The original townsite proceeded from the waterfront to seven lots beyond Monroe Street and from First Avenue at the foot of Mount Marathon and Bear Mountain to the sea. There were 40 blocks and 1211 lots (some were truncated by the curve of the shoreline.) Each lot within this townsite was 30' wide by 100' long. The street bordering the south side of town was named Railway Avenue and each of the other east-west streets were named for the first Presidents: Washington, Adams, Jefferson, Madison, and Monroe. The North/South avenues were named First, Second, Third, Fourth, Fifth, Sixth, and Seventh (now Ballaine Blvd).

Frank Ballaine dedicated the streets and avenues to public use, reserving the right to construct and operate railways, telegraph and telephone lines, gas and water mains, and tunnels or other excavations on the streets.
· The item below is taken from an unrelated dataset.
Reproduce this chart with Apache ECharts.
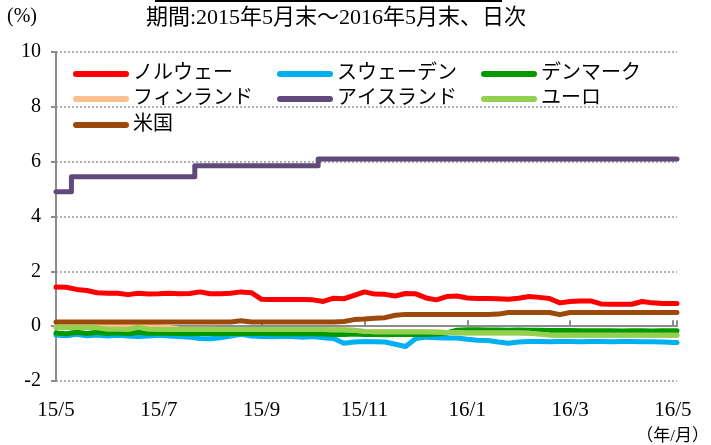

The plat was recorded on June 7, 1905 and with a few exceptions continues to this day. (Barry 1986)

By the time the plat was recorded, Seward's earliest settlers, many of whom had arrived on the steamer SANTA ANA in 1903, had built a thriving town. Millionaire's Row, a series of larger homes on Third Avenue, were built and occupied by Alaska Central Railway officials by 1905. Many of these early homes and apartments such as the Ballaine House, Hale House, Cameron House, Holland House, Winter, Stewart and Williams Houses and Harborview Apartments still stand in Seward today.

Home Brew Alley, a collection of small houses on lower Second Avenue, housed several of the early settlers. This area fell victim to urban renewal after the 1964 earthquake and there are no extant buildings from this unique area of town.

With the exception of Anchorage, which also began as a railroad terminus, Seward is unique in Alaska for its conformation and compact downtown business section. In many ways Seward resembles small railroad towns in the rest of the United States rather than its sister cities in Alaska which often have meandering streets and spread out business sections.